## The problem
Nothing outside the lines from the one containing "Reproduce this chart with Plotly." through the one containing "import plotly.graph_objects as go" should be copied, and no pictures either. Copy those lines exactly.

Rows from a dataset
= = = = = = =
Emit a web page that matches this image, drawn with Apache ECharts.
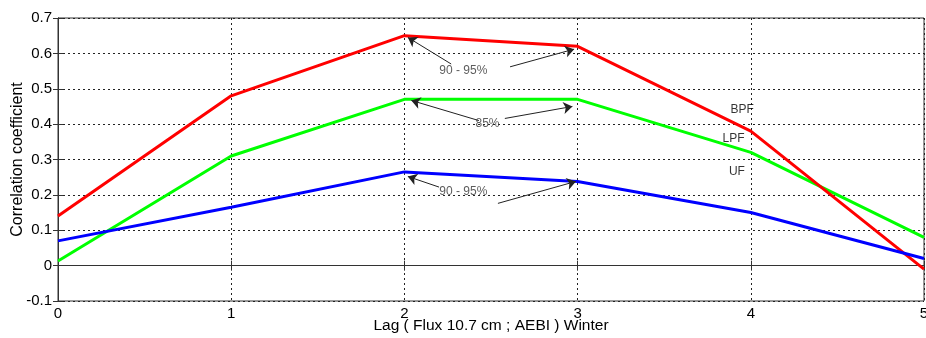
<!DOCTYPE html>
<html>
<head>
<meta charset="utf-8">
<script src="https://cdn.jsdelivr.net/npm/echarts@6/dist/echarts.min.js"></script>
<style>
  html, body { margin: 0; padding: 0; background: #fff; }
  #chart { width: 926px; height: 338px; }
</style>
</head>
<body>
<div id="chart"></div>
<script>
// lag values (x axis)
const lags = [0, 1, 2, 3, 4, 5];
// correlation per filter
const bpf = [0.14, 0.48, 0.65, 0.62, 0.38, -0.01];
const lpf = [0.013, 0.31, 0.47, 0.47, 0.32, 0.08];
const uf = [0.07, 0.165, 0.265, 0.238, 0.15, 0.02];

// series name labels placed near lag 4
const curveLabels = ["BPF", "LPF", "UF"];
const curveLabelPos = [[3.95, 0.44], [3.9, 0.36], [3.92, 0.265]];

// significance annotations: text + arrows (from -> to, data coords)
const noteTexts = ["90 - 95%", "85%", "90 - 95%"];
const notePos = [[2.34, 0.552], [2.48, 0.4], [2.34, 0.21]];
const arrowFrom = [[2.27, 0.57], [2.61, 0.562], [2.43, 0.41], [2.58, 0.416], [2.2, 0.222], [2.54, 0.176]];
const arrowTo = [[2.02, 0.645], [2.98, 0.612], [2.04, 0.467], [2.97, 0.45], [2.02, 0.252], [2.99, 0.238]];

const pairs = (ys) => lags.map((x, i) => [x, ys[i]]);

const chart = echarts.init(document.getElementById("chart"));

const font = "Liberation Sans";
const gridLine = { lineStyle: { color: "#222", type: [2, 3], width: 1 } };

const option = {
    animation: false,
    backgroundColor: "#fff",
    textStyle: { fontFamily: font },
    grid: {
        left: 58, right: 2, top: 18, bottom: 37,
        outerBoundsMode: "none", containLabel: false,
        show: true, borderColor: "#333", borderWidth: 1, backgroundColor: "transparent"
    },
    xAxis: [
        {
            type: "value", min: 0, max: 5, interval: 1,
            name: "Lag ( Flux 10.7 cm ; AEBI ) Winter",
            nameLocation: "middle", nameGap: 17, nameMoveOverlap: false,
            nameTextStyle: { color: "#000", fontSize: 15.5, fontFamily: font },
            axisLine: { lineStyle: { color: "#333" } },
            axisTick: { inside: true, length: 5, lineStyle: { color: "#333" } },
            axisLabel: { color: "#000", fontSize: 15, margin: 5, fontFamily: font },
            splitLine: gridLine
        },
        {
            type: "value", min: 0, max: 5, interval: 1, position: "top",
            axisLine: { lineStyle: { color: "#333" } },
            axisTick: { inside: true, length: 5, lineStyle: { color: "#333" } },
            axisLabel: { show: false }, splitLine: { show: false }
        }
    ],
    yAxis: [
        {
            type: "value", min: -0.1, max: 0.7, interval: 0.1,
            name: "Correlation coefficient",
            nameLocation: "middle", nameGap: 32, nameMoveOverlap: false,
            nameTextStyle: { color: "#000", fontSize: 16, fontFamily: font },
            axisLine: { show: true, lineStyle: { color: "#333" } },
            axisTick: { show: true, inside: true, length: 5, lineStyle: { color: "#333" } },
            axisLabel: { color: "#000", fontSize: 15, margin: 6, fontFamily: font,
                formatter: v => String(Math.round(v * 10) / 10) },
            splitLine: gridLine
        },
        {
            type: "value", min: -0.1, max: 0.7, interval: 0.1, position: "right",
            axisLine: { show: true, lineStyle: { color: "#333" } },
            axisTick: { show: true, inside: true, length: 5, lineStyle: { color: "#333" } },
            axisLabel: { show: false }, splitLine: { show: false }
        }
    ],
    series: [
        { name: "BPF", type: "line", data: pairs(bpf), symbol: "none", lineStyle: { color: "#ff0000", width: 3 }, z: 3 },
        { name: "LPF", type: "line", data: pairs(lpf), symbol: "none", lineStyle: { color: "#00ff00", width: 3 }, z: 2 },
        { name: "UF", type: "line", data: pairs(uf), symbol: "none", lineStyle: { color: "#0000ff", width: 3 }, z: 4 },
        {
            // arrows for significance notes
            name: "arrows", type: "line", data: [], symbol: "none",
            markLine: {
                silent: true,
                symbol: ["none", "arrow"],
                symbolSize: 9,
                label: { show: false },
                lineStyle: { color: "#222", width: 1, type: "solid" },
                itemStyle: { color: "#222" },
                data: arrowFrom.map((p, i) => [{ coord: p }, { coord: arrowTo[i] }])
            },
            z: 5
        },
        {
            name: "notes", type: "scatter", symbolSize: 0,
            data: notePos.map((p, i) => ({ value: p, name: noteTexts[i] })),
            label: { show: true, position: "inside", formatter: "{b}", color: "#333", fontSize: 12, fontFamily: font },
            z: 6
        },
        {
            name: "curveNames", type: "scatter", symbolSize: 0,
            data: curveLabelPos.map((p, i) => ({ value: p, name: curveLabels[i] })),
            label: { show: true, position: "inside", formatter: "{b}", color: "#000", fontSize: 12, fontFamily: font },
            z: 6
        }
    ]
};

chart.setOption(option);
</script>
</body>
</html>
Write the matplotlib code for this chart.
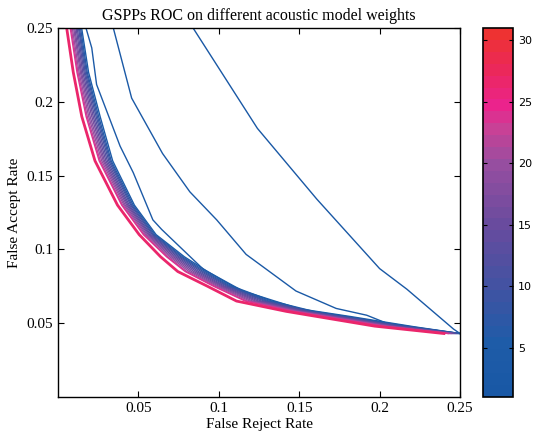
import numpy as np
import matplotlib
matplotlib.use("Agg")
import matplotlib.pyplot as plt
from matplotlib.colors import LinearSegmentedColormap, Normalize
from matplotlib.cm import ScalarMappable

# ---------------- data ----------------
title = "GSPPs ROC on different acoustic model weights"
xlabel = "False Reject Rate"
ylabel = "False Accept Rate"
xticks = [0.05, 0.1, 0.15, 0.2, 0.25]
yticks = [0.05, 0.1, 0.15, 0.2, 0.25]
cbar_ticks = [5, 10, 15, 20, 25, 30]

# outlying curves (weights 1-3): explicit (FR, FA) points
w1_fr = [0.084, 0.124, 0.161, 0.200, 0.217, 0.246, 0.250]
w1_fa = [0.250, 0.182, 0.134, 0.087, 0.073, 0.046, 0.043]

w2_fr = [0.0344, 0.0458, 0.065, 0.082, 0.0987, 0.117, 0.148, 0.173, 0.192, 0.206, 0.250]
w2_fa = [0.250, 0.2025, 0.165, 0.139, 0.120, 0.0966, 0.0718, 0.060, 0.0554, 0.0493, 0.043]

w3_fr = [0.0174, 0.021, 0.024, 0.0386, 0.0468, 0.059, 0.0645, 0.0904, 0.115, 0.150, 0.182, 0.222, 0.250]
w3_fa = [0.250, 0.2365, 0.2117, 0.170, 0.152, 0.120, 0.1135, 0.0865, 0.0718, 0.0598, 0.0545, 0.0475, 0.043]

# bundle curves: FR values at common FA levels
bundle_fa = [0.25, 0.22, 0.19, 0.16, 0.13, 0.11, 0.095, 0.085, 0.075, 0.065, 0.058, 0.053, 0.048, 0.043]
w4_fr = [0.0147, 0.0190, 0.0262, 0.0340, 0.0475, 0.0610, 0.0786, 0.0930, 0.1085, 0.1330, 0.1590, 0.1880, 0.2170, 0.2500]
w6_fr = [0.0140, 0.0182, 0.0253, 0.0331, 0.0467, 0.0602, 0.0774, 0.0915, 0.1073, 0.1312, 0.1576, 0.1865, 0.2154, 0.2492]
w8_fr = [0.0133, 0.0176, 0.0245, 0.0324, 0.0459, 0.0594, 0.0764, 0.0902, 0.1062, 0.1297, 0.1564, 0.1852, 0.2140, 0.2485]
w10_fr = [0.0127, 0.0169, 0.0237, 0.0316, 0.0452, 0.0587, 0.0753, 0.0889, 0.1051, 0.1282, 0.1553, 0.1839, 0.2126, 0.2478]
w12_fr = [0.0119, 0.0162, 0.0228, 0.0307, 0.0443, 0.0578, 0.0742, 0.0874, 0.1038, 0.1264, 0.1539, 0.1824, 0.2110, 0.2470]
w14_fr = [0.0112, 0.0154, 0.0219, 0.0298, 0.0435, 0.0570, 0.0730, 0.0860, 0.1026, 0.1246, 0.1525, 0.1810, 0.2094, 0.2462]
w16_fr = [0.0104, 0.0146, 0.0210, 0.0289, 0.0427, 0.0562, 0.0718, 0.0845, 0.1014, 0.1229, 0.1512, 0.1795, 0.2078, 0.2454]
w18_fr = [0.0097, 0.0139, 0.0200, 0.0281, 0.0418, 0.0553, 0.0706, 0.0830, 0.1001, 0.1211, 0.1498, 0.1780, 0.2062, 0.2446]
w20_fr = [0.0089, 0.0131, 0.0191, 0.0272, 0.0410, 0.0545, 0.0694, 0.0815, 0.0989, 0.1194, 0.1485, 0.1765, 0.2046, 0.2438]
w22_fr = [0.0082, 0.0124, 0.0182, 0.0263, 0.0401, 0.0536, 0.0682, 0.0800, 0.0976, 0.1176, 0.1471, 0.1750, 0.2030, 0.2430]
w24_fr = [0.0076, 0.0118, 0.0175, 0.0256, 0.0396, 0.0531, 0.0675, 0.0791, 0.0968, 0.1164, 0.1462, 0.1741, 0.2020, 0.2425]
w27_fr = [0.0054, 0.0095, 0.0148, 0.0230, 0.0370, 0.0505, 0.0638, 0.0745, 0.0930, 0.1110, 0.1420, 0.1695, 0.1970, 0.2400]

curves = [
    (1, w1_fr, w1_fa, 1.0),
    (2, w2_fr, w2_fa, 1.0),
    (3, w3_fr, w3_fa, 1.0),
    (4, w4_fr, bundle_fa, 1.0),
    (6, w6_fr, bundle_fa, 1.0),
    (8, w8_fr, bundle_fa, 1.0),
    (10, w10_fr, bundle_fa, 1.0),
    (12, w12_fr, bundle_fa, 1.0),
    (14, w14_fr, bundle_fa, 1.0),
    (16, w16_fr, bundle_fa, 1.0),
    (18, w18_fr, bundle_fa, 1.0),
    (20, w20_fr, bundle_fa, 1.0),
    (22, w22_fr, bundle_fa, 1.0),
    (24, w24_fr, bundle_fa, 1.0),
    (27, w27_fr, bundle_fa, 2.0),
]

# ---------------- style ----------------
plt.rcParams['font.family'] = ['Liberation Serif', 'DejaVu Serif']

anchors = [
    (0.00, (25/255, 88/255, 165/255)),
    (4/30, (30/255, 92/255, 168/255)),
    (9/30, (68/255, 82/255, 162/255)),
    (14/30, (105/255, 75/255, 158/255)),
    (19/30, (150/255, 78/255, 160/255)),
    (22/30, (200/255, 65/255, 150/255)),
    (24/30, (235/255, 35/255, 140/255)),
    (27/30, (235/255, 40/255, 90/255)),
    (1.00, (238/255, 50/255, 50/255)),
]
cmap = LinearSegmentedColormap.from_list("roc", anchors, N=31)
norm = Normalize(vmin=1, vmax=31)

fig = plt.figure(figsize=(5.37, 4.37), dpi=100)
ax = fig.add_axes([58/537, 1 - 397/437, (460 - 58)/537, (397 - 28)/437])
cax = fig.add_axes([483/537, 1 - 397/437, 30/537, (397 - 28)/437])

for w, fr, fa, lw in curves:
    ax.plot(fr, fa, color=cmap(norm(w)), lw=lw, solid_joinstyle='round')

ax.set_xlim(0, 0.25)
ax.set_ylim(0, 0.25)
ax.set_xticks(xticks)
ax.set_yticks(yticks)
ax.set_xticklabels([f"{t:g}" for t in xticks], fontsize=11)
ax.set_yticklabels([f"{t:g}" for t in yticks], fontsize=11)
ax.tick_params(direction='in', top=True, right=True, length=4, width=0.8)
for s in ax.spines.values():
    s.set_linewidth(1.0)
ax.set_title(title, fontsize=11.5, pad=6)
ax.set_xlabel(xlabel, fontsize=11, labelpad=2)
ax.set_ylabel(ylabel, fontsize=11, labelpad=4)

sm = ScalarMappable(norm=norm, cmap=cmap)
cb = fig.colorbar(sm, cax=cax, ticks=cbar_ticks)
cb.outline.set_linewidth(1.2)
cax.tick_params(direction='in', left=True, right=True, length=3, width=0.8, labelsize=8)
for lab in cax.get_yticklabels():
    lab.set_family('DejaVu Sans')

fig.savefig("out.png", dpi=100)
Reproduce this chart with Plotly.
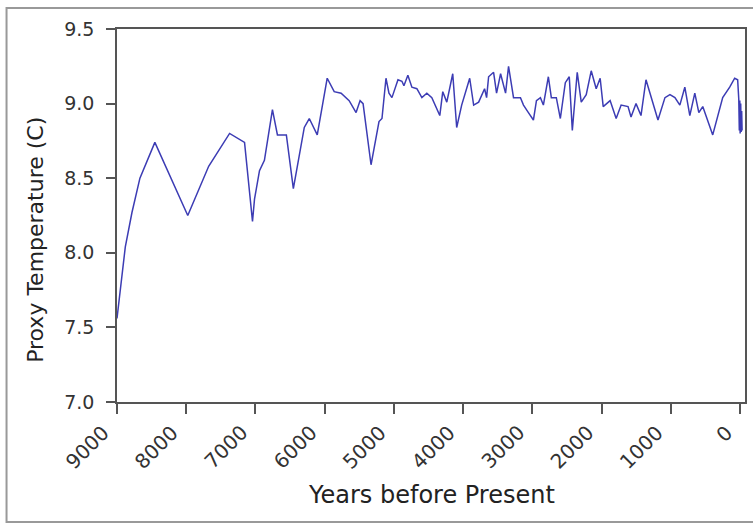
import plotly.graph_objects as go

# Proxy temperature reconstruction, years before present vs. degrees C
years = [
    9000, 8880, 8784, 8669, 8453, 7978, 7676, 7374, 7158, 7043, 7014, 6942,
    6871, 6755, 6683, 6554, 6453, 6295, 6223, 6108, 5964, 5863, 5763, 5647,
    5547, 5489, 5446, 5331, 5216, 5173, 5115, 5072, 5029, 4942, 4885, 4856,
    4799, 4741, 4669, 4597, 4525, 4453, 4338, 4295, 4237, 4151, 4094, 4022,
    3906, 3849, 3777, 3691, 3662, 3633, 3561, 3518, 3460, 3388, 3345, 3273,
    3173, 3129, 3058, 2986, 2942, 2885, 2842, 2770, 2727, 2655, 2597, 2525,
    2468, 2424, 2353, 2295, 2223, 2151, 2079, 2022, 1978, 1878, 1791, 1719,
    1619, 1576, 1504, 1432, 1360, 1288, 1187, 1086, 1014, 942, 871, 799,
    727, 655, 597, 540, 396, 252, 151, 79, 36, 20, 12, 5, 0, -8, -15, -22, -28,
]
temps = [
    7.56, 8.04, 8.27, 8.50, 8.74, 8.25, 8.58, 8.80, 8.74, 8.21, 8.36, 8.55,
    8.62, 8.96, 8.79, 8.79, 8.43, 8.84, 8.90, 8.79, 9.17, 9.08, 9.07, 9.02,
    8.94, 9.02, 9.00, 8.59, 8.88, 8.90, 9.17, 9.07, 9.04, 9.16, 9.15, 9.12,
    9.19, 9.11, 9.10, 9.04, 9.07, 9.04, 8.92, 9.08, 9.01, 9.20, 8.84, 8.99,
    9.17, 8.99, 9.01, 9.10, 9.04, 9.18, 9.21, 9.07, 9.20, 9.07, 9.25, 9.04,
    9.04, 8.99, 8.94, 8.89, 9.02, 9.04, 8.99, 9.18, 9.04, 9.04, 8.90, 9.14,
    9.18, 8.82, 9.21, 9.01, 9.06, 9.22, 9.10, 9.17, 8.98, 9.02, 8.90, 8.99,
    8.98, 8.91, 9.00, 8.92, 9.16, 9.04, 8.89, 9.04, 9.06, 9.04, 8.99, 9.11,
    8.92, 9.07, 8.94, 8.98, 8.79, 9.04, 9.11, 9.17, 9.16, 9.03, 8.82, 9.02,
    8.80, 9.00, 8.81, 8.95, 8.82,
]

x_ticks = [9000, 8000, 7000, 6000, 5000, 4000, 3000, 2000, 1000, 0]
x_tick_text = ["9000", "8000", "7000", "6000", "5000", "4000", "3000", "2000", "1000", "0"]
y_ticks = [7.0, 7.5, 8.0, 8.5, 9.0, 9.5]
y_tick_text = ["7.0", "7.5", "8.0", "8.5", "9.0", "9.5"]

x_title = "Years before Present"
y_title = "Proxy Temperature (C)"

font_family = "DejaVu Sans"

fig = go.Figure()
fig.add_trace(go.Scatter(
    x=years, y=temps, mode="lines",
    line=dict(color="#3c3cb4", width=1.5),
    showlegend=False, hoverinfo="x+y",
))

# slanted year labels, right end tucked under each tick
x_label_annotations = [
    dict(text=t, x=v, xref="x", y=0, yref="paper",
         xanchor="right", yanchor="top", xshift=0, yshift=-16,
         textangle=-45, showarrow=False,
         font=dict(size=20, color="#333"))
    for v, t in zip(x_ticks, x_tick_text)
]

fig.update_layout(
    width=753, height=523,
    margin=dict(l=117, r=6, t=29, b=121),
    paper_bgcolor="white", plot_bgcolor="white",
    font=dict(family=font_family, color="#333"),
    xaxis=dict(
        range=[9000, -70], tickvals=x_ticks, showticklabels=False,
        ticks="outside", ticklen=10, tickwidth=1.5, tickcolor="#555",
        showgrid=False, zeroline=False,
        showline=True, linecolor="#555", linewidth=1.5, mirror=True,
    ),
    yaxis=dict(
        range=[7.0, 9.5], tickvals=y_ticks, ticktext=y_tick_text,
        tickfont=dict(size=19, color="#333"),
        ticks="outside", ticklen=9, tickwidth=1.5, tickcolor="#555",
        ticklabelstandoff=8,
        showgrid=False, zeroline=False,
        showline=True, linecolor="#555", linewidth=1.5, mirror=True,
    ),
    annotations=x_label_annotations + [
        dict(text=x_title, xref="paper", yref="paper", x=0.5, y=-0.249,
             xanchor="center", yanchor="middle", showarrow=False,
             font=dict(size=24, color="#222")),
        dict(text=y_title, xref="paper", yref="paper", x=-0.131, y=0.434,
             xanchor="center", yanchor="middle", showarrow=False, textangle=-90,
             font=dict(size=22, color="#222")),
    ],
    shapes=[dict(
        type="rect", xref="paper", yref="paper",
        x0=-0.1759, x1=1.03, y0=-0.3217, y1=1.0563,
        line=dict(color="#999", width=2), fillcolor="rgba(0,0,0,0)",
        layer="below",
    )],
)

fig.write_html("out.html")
= = = = = = =
## Completed exercise
Reproduce this chart with Plotly.
import plotly.graph_objects as go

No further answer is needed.